My aim is to show in a poetic way how history can be passed on so that not only I, but also the viewer, has a better understanding of how history always has a place in the present.

[ Sorong is a city in the west of the Indonesian province of West Papua. Between 1949 and 1962 West Papua was part of Netherlands New Guinea. Before that it belonged to the former Dutch-Indonesian colonial government. In 1962 it was handed over temporarily to United Nations and a year later to Indonesia. Ambon is an island in the Moluccan archipelago, which is part of Indonesia. Its most important city is also called Ambon.]

THESIS

NOTE(S) - Personal photography and an analysis of the interaction between memory and meaning

Recently I found someone else’s holiday pictures lying on the street. I considered this as an interesting starting point for my thesis in relation to my field of interest. I tend to focus on the social interaction between the photographer, the subject and the spectator and contemplate how the medium photography can be used to preserve moments in the social and individual memory for later purposes. The photographic medium enables us to preserve moments, where the photographic image is what remains when the moment passes.

If pictures lose their connection to the referent, the social memory is gone; the once personal photographs become a mystery for the anonymous reader. By the act of engaging and looking at someone else’s photographs we are able to change the meaning of what is depicted on those photographs.

In this thesis I elaborate on theoretical aspects regarding the history of personal photography and the ritual of taking holiday snapshots. I will discuss the value of personal imagery that is formed by its users and readers in order the create meaning. Since the value of personal imagery is based on the memory connected to the imagery I will give an insight in how the brain stores, processes and retrieves memories.

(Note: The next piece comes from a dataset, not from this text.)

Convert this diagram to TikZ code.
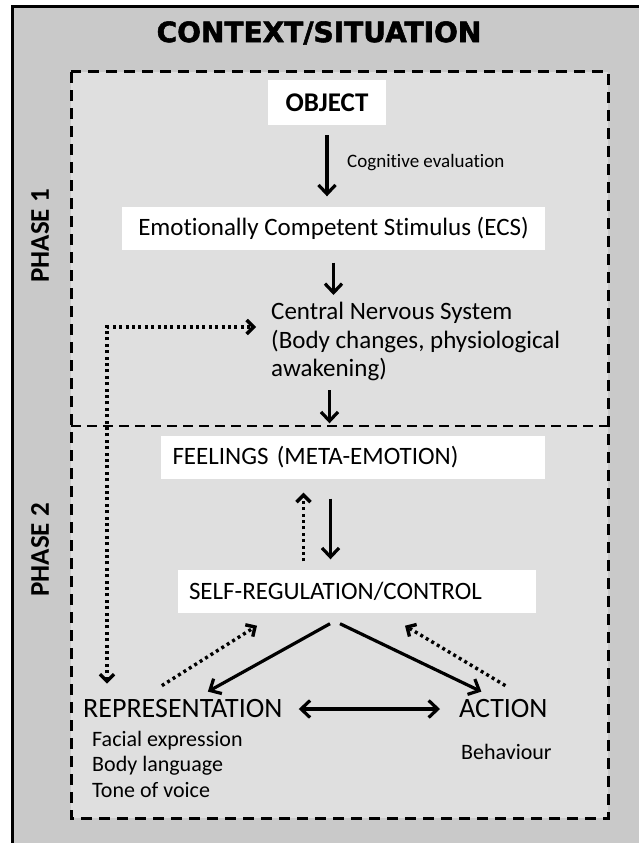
\documentclass[tikz,border=0pt]{standalone}
\usepackage{fontspec}
\setmainfont{Carlito}[Ligatures={TeX,NoCommon}]
\newfontfamily\headfont{DejaVu Sans Bold}[FakeBold=2]
\usetikzlibrary{arrows.meta}
\definecolor{outergray}{RGB}{201,201,201}
\definecolor{innergray}{RGB}{223,223,223}

\begin{document}
\begin{tikzpicture}[x=1pt,y=-1pt,
    >={Straight Barb[length=9pt,width=17pt]},
    whitebox/.style ={fill=white, inner sep=0pt, minimum height=43pt},
    bodytext/.style ={inner sep=0pt, font=\fontsize{25}{28.5}\selectfont},
    phaselabel/.style ={rotate=90, font=\fontsize{27}{30}\selectfont\bfseries},
    solidarrow/.style ={->, line width=3.2pt},
    dotarrow/.style ={-{Straight Barb[length=7pt,width=14pt]}, line width=3.4pt, dash pattern=on 3pt off 3.4pt}]
   \useasboundingbox (0,0) rectangle (638,843);
   \fill[white] (0,0) rectangle (638,843);
   \fill[outergray] (12,7) rectangle (660,870);
   \draw[line width=3pt] (12,870) -- (12,7) -- (660,7);
   \filldraw[fill=innergray, line width=3pt, dash pattern=on 11pt off 7pt] (71,72) rectangle (608,818);
   \draw[line width=2pt, dash pattern=on 10pt off 6pt] (71,426) -- (608,426);

   \node (title) at (319,33) {\headfont\bfseries\fontsize{28}{30}\selectfont CONTEXT/SITUATION};
   \node[phaselabel] (phase1) at (40,236) {PHASE 1};
   \node[phaselabel] (phase2) at (40,550) {PHASE 2};

   \node[whitebox, minimum width=118pt, minimum height=45pt] (object) at (327,102.5)
      {\fontsize{27}{30}\selectfont\bfseries OBJECT};
   \node[inner sep=0pt, anchor=west, font=\fontsize{19}{24}\selectfont] (cogn) at (347,163) {Cognitive evaluation};
   \node[whitebox, minimum width=423pt, font=\fontsize{25}{28.5}\selectfont] (ecs) at (333.5,228)
      {Emotionally Competent Stimulus (ECS)};
   \node[bodytext, anchor=north west, align=left] (cns) at (271,302)
      {Central Nervous System\\(Body changes, physiological\\awakening)};
   \node[whitebox, minimum width=384pt, inner xsep=12pt, text width=360pt, align=left,
      font=\fontsize{25}{28.5}\selectfont] (feelings) at (352.5,457) {FEELINGS (META-EMOTION)};
   \node[whitebox, minimum width=358pt, inner xsep=11pt, text width=336pt, align=left,
      font=\fontsize{25}{28.5}\selectfont] (selfreg) at (357,591) {SELF-REGULATION/CONTROL};
   \node[inner sep=0pt, anchor=west, font=\fontsize{28}{30}\selectfont] (rep) at (83,709) {REPRESENTATION};
   \node[inner sep=0pt, anchor=west, font=\fontsize{28}{30}\selectfont] (action) at (459,709) {ACTION};
   \node[inner sep=0pt, anchor=north west, align=left, font=\fontsize{22}{25.5}\selectfont] (repinfo) at (92,731)
      {Facial expression\\Body language\\Tone of voice};
   \node[inner sep=0pt, anchor=west, font=\fontsize{22}{25.5}\selectfont] (behaviour) at (461,752) {Behaviour};

   \coordinate (corner) at (107,327);

   % phase 1
   \draw[solidarrow, shorten <=10pt, shorten >=10pt] (object.south) -- (object.south |- ecs.north);
   \draw[solidarrow, shorten <=13pt, shorten >=7pt] (ecs.south) -- (ecs.south |- cns.north);
   \draw[solidarrow, shorten <=9pt, shorten >=12pt] ([xshift=-4pt]ecs.south |- cns.south) -- ([xshift=-4pt]ecs.south |- feelings.north);
   \draw[dotarrow, {Straight Barb[length=7pt,width=14pt]}-{Straight Barb[length=7pt,width=14pt]}, shorten <=16pt, shorten >=15pt]
      (corner |- rep.north) -- (corner) -- (cns.west |- corner);

   % phase 2
   \draw[solidarrow, shorten <=20pt, shorten >=10pt] ([xshift=-3pt]ecs.south |- feelings.south) -- ([xshift=-3pt]ecs.south |- selfreg.north);
   \draw[dotarrow, shorten <=8pt, shorten >=14pt] ([xshift=-30pt]ecs.south |- selfreg.north) -- ([xshift=-30pt]ecs.south |- feelings.south);
   \draw[solidarrow] ([xshift=-27pt,yshift=-11pt]selfreg.south) -- ([xshift=25pt,yshift=8pt]rep.north);
   \draw[solidarrow] ([xshift=-17pt,yshift=-11pt]selfreg.south) -- ([xshift=-22pt,yshift=8pt]action.north);
   \draw[dotarrow] ([xshift=-21pt,yshift=14pt]rep.north) -- ([xshift=-100pt,yshift=-13pt]selfreg.south);
   \draw[dotarrow] ([xshift=2pt,yshift=14pt]action.north) -- ([xshift=48pt,yshift=-13pt]selfreg.south);
   \draw[solidarrow, <->, shorten <=16pt, shorten >=19pt] (rep.east) -- (action.west);
\end{tikzpicture}
\end{document}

Every chapter consists of a dialog between the theoretical part closed by an illustration of my own personal experiences or photographs. I conducted a field research based on the holiday found footage. Throughout a questionnaire I wanted to get an extensive idea of how physical images from the past are perceived and what different people, from different generations understand under taking holiday pictures.

At last I will dive into the working methodologies of two photographers: Sian Davey and Mathieu Pernot, who both work as documentary portrait photographers, portraying families. Where Siân Davey focuses on her personal surrounding, Mathieu Pernot dives into someone else’s family life. I want to explore the social interaction between the photographer and his subject in order to see what distance and closeness means in terms of photographing as well as how memory plays a fundamental role in their work.

Doing research on the topic of personal photography and interaction between memory and meaning brought me to the conclusion that each collected item and each photograph forms a (physical) trace to hold on to moments that we will never be able to return to.